**Objective**:
Find the word "matplotlib" in the data. Return every line where it appears.

**Provided records**:
* * *

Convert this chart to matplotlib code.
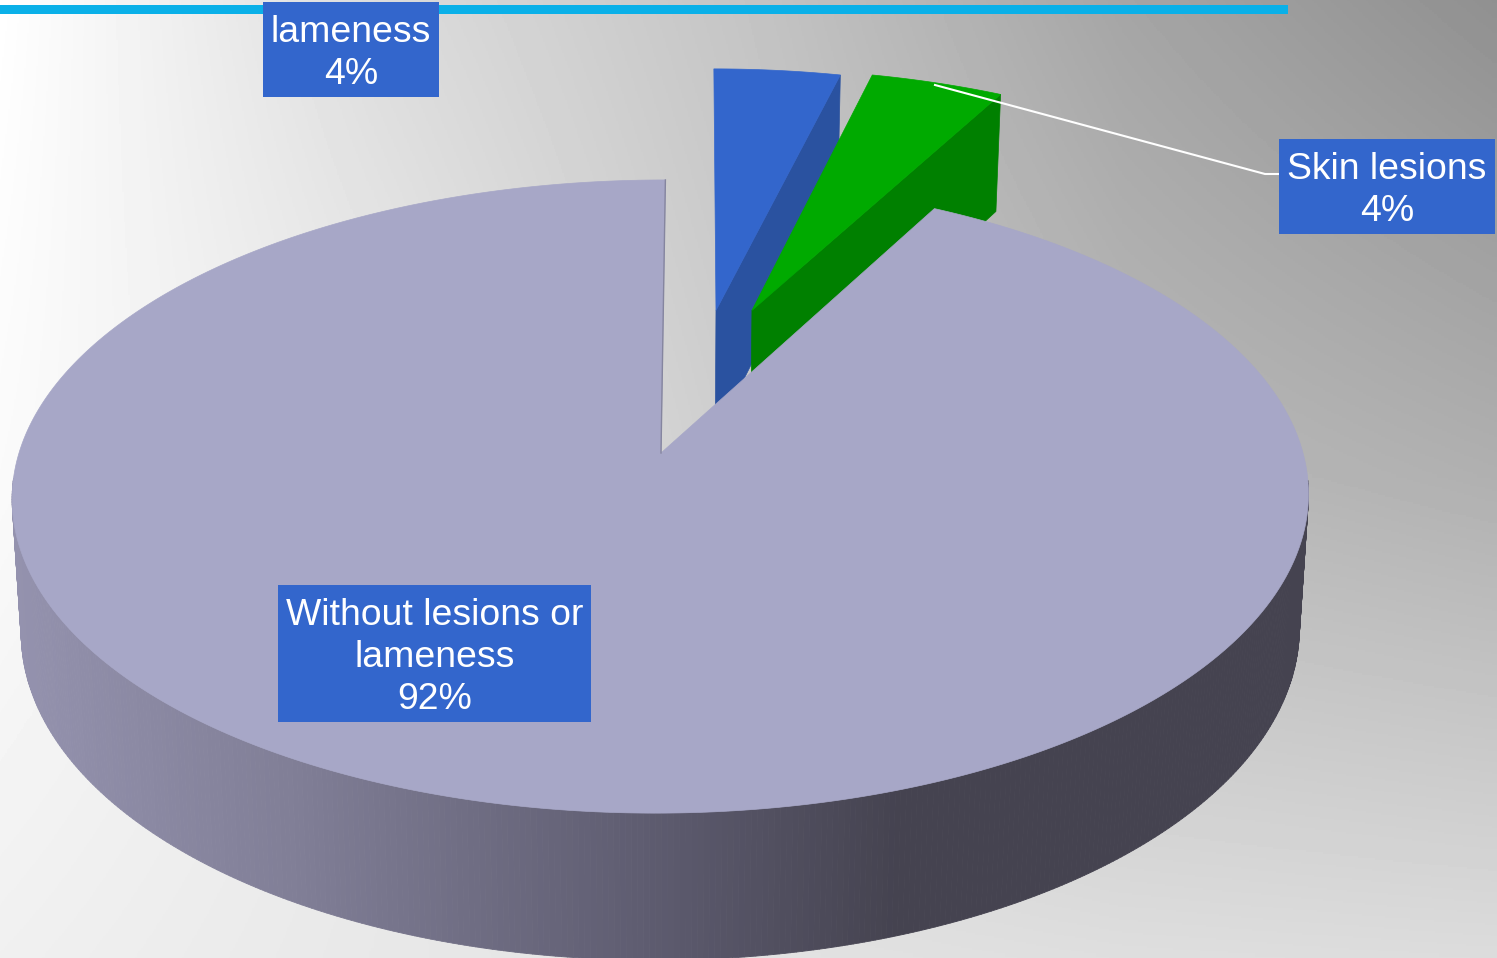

* * *

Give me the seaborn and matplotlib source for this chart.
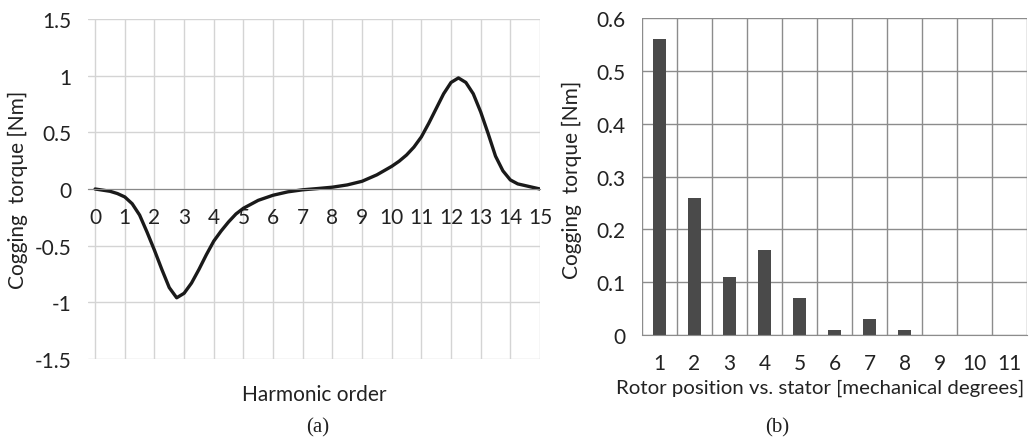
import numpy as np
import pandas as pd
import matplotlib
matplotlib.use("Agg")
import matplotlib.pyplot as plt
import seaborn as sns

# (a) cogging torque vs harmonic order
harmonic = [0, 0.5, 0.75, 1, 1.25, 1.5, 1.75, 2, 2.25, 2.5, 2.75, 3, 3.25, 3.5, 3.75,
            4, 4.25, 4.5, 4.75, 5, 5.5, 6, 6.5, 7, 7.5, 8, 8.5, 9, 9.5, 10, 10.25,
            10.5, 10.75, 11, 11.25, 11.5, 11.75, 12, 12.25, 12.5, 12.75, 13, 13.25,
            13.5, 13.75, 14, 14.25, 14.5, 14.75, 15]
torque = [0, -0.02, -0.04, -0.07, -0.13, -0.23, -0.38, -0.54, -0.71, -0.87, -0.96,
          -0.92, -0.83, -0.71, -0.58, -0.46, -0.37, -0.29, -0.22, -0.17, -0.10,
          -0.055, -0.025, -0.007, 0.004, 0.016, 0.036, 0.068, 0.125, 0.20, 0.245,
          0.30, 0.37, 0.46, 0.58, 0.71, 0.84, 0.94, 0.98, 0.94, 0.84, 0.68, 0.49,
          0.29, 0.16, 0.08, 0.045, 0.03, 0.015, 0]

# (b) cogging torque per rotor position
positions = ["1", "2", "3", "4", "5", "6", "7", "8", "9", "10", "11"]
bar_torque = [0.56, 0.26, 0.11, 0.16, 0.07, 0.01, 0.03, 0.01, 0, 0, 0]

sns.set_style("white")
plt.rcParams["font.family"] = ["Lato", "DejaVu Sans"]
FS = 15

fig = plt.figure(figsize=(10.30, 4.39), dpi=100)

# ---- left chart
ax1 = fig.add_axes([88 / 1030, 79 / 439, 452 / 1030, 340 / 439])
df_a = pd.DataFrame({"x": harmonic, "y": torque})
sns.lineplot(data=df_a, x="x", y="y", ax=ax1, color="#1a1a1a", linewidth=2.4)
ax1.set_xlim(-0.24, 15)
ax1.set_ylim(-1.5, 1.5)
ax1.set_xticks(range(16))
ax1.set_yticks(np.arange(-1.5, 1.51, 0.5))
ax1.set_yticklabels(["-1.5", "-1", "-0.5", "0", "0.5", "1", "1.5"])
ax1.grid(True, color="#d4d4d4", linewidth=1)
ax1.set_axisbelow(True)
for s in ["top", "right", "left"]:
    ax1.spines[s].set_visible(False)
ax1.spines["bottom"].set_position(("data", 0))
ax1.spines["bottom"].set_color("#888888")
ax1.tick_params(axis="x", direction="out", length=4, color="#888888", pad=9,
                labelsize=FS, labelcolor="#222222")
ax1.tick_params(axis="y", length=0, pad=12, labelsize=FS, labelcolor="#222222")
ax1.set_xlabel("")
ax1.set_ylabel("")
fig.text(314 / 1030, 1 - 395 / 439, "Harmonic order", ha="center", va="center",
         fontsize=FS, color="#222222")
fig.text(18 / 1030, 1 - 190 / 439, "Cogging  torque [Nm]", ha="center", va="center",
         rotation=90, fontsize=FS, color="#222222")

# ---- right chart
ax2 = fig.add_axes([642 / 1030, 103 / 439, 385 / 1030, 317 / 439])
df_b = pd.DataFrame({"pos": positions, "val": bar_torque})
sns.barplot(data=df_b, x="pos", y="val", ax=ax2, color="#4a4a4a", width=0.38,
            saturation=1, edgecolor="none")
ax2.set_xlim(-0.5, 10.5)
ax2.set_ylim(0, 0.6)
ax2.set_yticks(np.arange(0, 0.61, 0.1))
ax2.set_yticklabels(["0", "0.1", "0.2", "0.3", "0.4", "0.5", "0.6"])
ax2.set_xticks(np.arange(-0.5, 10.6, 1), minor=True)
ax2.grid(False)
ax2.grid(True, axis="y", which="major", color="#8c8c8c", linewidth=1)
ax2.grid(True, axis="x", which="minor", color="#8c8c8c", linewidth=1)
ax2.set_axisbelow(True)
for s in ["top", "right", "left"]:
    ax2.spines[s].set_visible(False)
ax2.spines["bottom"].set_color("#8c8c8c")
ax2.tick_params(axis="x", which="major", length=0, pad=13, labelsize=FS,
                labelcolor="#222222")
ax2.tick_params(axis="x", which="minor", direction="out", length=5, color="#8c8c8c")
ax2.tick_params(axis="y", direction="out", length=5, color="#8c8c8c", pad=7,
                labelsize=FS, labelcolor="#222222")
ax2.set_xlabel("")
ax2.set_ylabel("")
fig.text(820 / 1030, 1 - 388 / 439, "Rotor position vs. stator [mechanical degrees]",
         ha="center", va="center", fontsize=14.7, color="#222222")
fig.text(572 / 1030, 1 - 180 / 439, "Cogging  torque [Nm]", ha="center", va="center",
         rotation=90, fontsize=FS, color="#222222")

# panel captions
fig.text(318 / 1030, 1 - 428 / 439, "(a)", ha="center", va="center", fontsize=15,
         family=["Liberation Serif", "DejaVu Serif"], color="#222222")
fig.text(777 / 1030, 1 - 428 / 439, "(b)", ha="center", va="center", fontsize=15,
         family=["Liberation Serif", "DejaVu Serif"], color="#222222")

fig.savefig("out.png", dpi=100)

* * *

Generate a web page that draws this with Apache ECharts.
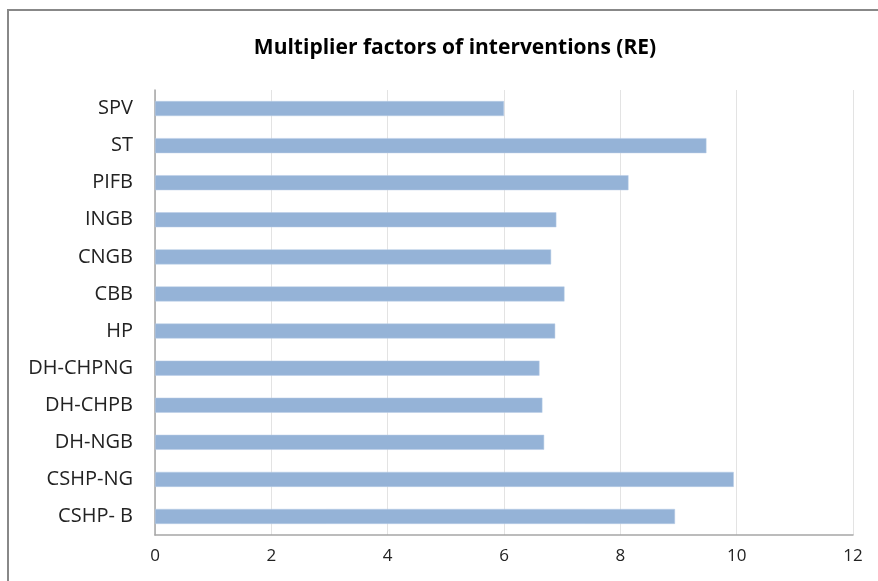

* * *

**Answer to the problem**:
Convert this chart to matplotlib code.
Give me the seaborn and matplotlib source for this chart.
import matplotlib
matplotlib.use("Agg")
import matplotlib.pyplot as plt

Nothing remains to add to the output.